As behavioural animals, human’s have a tendency to think they are being proactive by looking for forecasts and extrapolating near term results (think large tech stocks, crypto etc). 

They think they’re being proactive but they’re just defaulting to knee jerk reactions. 

Ideas (Not Forecasts) for 2022

There is compelling evidence for including international stock diversification in portfolios (despite its 10+ year underperformance to US stocks), as well as tilting towards value stocks over growth stocks. 

Reasons include but are not limited to the fact that US stocks are much more expensive relative to international stocks, and stocks with growth characteristics have valuation spreads as wide as they have ever been relative to value stocks. If you want to look at a bunch of awesome charts to illustrate these points, I have included them at the bottom of this blog post.

Long-term peer reviewed research supports the idea that if one were to look for opportunities for higher expected returns over decades, they would tilt more towards value stocks.

The Best Idea for 2022: Discipline

We can attempt to squeeze out excess returns and implement clever efficient portfolios using academic research and current valuation spreads.
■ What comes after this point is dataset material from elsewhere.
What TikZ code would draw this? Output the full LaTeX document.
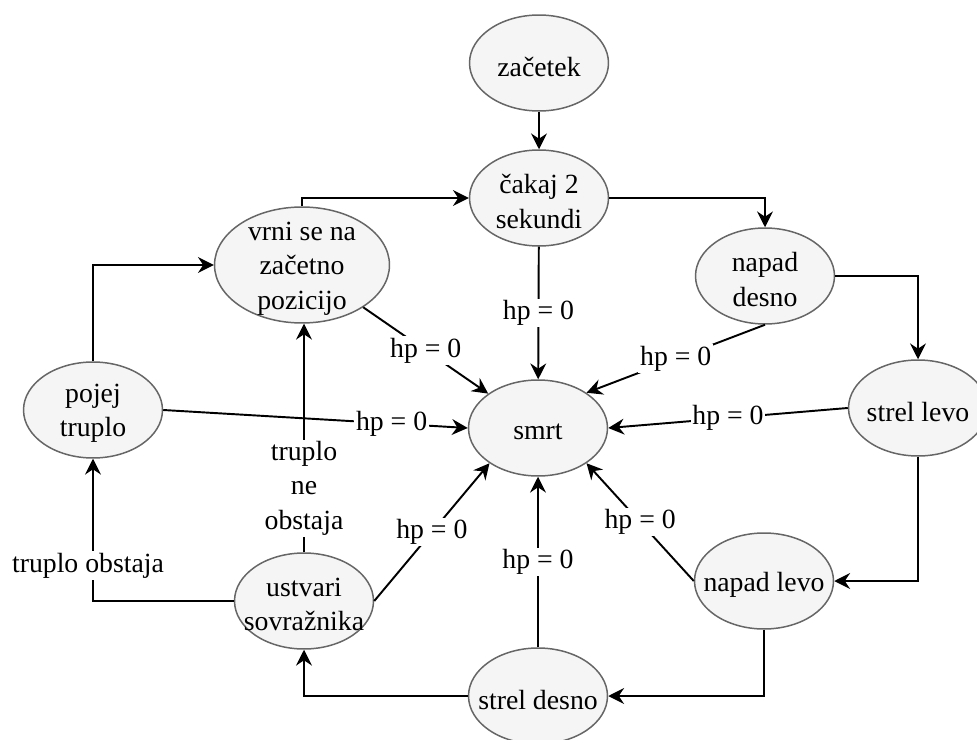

But in terms of reaching your goals, the best thing you can do is build and follow the right habits. 

It’s not sexy, or an easy shortcut, but staying disciplined means thinking about your investment goals in terms of 10 years or more and ignoring short term noise. Markets are constantly re-adjusting to new information or new perspectives.  

If you’re mid-career and accumulating assets, the biggest variable affecting your long term wealth building is your ability to maintain habitual savings into risk assets regardless of short term narratives. 

If you are near or in retirement, your best chance at a good outcome is disciplined rebalancing, diversification, tax awareness, and staying the course. Ignore the schizophrenic Mr. Market in the short-term. 

“Investors are always searching for good ideas, when what they need are good habits. Only procedures that you repeat and follow until they become automatic will enable you to invest steadily over the long run.” – Jason Zweig, WSJ 

Happy investing – all the best for 2022 and beyond.

Marc Berger 

Want to dig deeper into my investment ideas for 2022 and beyond?

Check out the charts below for 2 key takeaways, value vs growth spreads are sounding alarms. International diversification for those with US heavy stock portfolios are also ringing alarms. 

  1. Value vs. Growth: within the US stock market, there are major price differences. Small Value stocks are trading near their historic price levels. Large Growth stocks are well above. If the price you pay for a stock has an impact on future returns, and historically over long periods it has, this chart is screaming for the relative cheapness of value stocks vs. growth stocks as a style.
  2. More on value vs growth: this chart on the left shows the relative price between US value stocks and US growth stocks. The last time this big of a delta was present was the dot-com bubble. History doesn’t repeat, but it rhymes.
  3. This chart is basically showing that given the current P/E level of the S&P 500, when it has historically been at this level, 5 year forward returns are not great. Doesn’t mean it will happen this time, but how much do you want to tempt the probability of this outcome?So US stocks look like they might be expensive. What do we do?
    1. As seen above, we can tilt portfolio’s away from market cap weightings to overweight stocks that have value, small and high profitability characteristics.
    2. We can make sure we are diversified internationally.
    3. Explore alternate sources of returns.
  4. The US equity market has been on an unusually long run of outperformance.  This may continue, but for how long? It helps to be aware of falling victim to recency bias, or assuming the current trend will continue forever.
  5. Another way to look at US vs ex-US valuations. Foreign Stocks are at a price-to earnings discount of 32.7% and dividend yields are 1.6% higher.

    More on Yields…

  6. Diversification means you will never only own the best asset class. But it also means never having to say you’re sorry. In other words, when investing large sums, it’s better to be broadly correct than exactly wrong. Just ask anyone who was only invested in commodities the past decade. (The following chart represents a balanced portfolio as described in the fine print and returns in USD)
  7. Time is your friend. Like my recent post “Is the stock market just the casino?” This chart gives some good perspective on risk and returns over 1, 3, and 5 years. The figures within the bars show the highest and lowest returns that were experienced over each period since 1950.
  8. Lastly, this chart reminds me why having an advisor is so important, not just for financial planning and asset allocation, but for help staying the course. The average investor is in and out of strategies to their detriment.

Disclaimer: Past performance is no guarantee of future results. This blog post is meant for general information and not to be taken as specific investment advice.